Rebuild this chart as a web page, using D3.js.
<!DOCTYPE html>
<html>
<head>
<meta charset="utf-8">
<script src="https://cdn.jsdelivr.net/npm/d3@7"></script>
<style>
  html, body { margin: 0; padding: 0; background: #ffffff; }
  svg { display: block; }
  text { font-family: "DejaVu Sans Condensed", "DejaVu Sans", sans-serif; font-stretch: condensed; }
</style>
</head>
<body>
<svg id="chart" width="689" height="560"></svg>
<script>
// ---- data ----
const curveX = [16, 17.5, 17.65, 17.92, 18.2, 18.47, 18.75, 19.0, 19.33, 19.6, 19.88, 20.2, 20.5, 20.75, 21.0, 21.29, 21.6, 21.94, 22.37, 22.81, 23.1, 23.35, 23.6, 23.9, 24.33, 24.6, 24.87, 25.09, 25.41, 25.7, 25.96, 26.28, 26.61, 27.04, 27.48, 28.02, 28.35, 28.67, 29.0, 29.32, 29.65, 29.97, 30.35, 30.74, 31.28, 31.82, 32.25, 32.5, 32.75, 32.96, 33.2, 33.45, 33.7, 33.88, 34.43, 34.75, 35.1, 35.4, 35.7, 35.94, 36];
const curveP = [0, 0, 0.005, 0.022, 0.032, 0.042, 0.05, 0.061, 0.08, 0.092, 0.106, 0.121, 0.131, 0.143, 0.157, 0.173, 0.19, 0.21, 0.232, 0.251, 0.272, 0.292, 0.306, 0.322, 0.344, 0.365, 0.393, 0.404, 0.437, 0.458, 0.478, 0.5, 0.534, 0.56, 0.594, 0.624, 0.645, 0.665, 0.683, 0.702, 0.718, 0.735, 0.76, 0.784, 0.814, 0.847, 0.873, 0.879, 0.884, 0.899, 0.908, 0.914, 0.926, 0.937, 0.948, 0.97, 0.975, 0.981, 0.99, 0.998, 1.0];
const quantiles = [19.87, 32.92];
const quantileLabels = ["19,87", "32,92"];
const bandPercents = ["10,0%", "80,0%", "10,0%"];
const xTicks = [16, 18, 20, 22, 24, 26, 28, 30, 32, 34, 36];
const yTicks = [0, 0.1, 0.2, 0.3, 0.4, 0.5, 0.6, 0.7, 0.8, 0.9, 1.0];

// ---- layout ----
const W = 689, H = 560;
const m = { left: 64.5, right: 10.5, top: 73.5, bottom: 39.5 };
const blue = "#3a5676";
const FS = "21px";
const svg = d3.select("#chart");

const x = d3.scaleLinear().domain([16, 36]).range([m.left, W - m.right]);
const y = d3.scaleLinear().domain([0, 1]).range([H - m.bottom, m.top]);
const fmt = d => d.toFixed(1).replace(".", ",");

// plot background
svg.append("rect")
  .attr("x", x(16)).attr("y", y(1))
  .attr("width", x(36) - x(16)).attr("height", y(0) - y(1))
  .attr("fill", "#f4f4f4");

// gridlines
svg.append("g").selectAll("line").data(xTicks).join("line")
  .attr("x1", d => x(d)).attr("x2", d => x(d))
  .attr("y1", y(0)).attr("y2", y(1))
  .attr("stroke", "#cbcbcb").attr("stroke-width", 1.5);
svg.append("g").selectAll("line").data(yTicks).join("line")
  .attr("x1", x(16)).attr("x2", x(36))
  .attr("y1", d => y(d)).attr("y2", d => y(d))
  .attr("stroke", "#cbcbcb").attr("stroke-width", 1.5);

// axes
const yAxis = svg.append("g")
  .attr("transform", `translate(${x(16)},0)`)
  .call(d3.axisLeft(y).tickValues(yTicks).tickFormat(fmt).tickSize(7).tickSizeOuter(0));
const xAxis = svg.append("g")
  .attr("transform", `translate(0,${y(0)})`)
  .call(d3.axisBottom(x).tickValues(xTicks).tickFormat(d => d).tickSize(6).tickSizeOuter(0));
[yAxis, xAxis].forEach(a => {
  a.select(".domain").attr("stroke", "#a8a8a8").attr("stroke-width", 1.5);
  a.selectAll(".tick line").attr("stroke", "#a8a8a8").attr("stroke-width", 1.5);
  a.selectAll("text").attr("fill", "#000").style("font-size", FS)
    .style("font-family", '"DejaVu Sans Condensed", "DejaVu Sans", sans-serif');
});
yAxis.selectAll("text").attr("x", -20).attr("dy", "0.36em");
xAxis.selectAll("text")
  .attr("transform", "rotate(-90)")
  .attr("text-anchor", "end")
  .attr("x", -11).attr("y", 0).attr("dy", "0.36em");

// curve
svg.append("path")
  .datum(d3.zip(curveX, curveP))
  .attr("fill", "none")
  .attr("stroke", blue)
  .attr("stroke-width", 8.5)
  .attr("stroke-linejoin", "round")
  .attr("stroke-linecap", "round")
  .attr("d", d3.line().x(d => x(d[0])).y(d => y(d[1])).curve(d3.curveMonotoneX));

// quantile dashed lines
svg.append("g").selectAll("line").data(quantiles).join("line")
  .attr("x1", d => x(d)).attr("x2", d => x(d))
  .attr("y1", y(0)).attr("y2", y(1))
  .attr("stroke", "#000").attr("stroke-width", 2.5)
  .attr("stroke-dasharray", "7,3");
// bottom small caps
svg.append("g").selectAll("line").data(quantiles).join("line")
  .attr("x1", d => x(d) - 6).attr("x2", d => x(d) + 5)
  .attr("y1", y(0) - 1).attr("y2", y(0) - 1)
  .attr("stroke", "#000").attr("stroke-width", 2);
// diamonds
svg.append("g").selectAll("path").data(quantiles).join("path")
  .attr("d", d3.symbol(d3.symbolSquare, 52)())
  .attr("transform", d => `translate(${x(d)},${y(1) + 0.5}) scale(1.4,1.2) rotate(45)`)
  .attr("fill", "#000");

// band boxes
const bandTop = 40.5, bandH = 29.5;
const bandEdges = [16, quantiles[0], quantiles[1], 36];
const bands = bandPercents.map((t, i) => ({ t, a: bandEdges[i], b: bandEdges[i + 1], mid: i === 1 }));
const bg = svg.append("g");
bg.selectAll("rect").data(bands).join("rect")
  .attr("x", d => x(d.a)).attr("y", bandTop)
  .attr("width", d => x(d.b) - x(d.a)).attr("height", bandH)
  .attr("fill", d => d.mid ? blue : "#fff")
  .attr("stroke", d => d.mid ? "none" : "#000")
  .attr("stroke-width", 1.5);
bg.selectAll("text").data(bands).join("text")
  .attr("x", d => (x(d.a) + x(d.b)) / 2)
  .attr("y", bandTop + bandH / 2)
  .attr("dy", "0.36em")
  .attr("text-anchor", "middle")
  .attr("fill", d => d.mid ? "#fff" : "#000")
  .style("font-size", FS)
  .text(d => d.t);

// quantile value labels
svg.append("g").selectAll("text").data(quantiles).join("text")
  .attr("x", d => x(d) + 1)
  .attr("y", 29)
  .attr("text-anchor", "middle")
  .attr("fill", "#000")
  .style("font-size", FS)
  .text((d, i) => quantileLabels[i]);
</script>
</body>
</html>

• [Instruction]:
Transcribe the entire listing above precisely.

• [Result below]:
Rebuild this chart as a web page, using D3.js.
<!DOCTYPE html>
<html>
<head>
<meta charset="utf-8">
<script src="https://cdn.jsdelivr.net/npm/d3@7"></script>
<style>
  html, body { margin: 0; padding: 0; background: #ffffff; }
  svg { display: block; }
  text { font-family: "DejaVu Sans Condensed", "DejaVu Sans", sans-serif; font-stretch: condensed; }
</style>
</head>
<body>
<svg id="chart" width="689" height="560"></svg>
<script>
// ---- data ----
const curveX = [16, 17.5, 17.65, 17.92, 18.2, 18.47, 18.75, 19.0, 19.33, 19.6, 19.88, 20.2, 20.5, 20.75, 21.0, 21.29, 21.6, 21.94, 22.37, 22.81, 23.1, 23.35, 23.6, 23.9, 24.33, 24.6, 24.87, 25.09, 25.41, 25.7, 25.96, 26.28, 26.61, 27.04, 27.48, 28.02, 28.35, 28.67, 29.0, 29.32, 29.65, 29.97, 30.35, 30.74, 31.28, 31.82, 32.25, 32.5, 32.75, 32.96, 33.2, 33.45, 33.7, 33.88, 34.43, 34.75, 35.1, 35.4, 35.7, 35.94, 36];
const curveP = [0, 0, 0.005, 0.022, 0.032, 0.042, 0.05, 0.061, 0.08, 0.092, 0.106, 0.121, 0.131, 0.143, 0.157, 0.173, 0.19, 0.21, 0.232, 0.251, 0.272, 0.292, 0.306, 0.322, 0.344, 0.365, 0.393, 0.404, 0.437, 0.458, 0.478, 0.5, 0.534, 0.56, 0.594, 0.624, 0.645, 0.665, 0.683, 0.702, 0.718, 0.735, 0.76, 0.784, 0.814, 0.847, 0.873, 0.879, 0.884, 0.899, 0.908, 0.914, 0.926, 0.937, 0.948, 0.97, 0.975, 0.981, 0.99, 0.998, 1.0];
const quantiles = [19.87, 32.92];
const quantileLabels = ["19,87", "32,92"];
const bandPercents = ["10,0%", "80,0%", "10,0%"];
const xTicks = [16, 18, 20, 22, 24, 26, 28, 30, 32, 34, 36];
const yTicks = [0, 0.1, 0.2, 0.3, 0.4, 0.5, 0.6, 0.7, 0.8, 0.9, 1.0];

// ---- layout ----
const W = 689, H = 560;
const m = { left: 64.5, right: 10.5, top: 73.5, bottom: 39.5 };
const blue = "#3a5676";
const FS = "21px";
const svg = d3.select("#chart");

const x = d3.scaleLinear().domain([16, 36]).range([m.left, W - m.right]);
const y = d3.scaleLinear().domain([0, 1]).range([H - m.bottom, m.top]);
const fmt = d => d.toFixed(1).replace(".", ",");

// plot background
svg.append("rect")
  .attr("x", x(16)).attr("y", y(1))
  .attr("width", x(36) - x(16)).attr("height", y(0) - y(1))
  .attr("fill", "#f4f4f4");

// gridlines
svg.append("g").selectAll("line").data(xTicks).join("line")
  .attr("x1", d => x(d)).attr("x2", d => x(d))
  .attr("y1", y(0)).attr("y2", y(1))
  .attr("stroke", "#cbcbcb").attr("stroke-width", 1.5);
svg.append("g").selectAll("line").data(yTicks).join("line")
  .attr("x1", x(16)).attr("x2", x(36))
  .attr("y1", d => y(d)).attr("y2", d => y(d))
  .attr("stroke", "#cbcbcb").attr("stroke-width", 1.5);

// axes
const yAxis = svg.append("g")
  .attr("transform", `translate(${x(16)},0)`)
  .call(d3.axisLeft(y).tickValues(yTicks).tickFormat(fmt).tickSize(7).tickSizeOuter(0));
const xAxis = svg.append("g")
  .attr("transform", `translate(0,${y(0)})`)
  .call(d3.axisBottom(x).tickValues(xTicks).tickFormat(d => d).tickSize(6).tickSizeOuter(0));
[yAxis, xAxis].forEach(a => {
  a.select(".domain").attr("stroke", "#a8a8a8").attr("stroke-width", 1.5);
  a.selectAll(".tick line").attr("stroke", "#a8a8a8").attr("stroke-width", 1.5);
  a.selectAll("text").attr("fill", "#000").style("font-size", FS)
    .style("font-family", '"DejaVu Sans Condensed", "DejaVu Sans", sans-serif');
});
yAxis.selectAll("text").attr("x", -20).attr("dy", "0.36em");
xAxis.selectAll("text")
  .attr("transform", "rotate(-90)")
  .attr("text-anchor", "end")
  .attr("x", -11).attr("y", 0).attr("dy", "0.36em");

// curve
svg.append("path")
  .datum(d3.zip(curveX, curveP))
  .attr("fill", "none")
  .attr("stroke", blue)
  .attr("stroke-width", 8.5)
  .attr("stroke-linejoin", "round")
  .attr("stroke-linecap", "round")
  .attr("d", d3.line().x(d => x(d[0])).y(d => y(d[1])).curve(d3.curveMonotoneX));

// quantile dashed lines
svg.append("g").selectAll("line").data(quantiles).join("line")
  .attr("x1", d => x(d)).attr("x2", d => x(d))
  .attr("y1", y(0)).attr("y2", y(1))
  .attr("stroke", "#000").attr("stroke-width", 2.5)
  .attr("stroke-dasharray", "7,3");
// bottom small caps
svg.append("g").selectAll("line").data(quantiles).join("line")
  .attr("x1", d => x(d) - 6).attr("x2", d => x(d) + 5)
  .attr("y1", y(0) - 1).attr("y2", y(0) - 1)
  .attr("stroke", "#000").attr("stroke-width", 2);
// diamonds
svg.append("g").selectAll("path").data(quantiles).join("path")
  .attr("d", d3.symbol(d3.symbolSquare, 52)())
  .attr("transform", d => `translate(${x(d)},${y(1) + 0.5}) scale(1.4,1.2) rotate(45)`)
  .attr("fill", "#000");

// band boxes
const bandTop = 40.5, bandH = 29.5;
const bandEdges = [16, quantiles[0], quantiles[1], 36];
const bands = bandPercents.map((t, i) => ({ t, a: bandEdges[i], b: bandEdges[i + 1], mid: i === 1 }));
const bg = svg.append("g");
bg.selectAll("rect").data(bands).join("rect")
  .attr("x", d => x(d.a)).attr("y", bandTop)
  .attr("width", d => x(d.b) - x(d.a)).attr("height", bandH)
  .attr("fill", d => d.mid ? blue : "#fff")
  .attr("stroke", d => d.mid ? "none" : "#000")
  .attr("stroke-width", 1.5);
bg.selectAll("text").data(bands).join("text")
  .attr("x", d => (x(d.a) + x(d.b)) / 2)
  .attr("y", bandTop + bandH / 2)
  .attr("dy", "0.36em")
  .attr("text-anchor", "middle")
  .attr("fill", d => d.mid ? "#fff" : "#000")
  .style("font-size", FS)
  .text(d => d.t);

// quantile value labels
svg.append("g").selectAll("text").data(quantiles).join("text")
  .attr("x", d => x(d) + 1)
  .attr("y", 29)
  .attr("text-anchor", "middle")
  .attr("fill", "#000")
  .style("font-size", FS)
  .text((d, i) => quantileLabels[i]);
</script>
</body>
</html>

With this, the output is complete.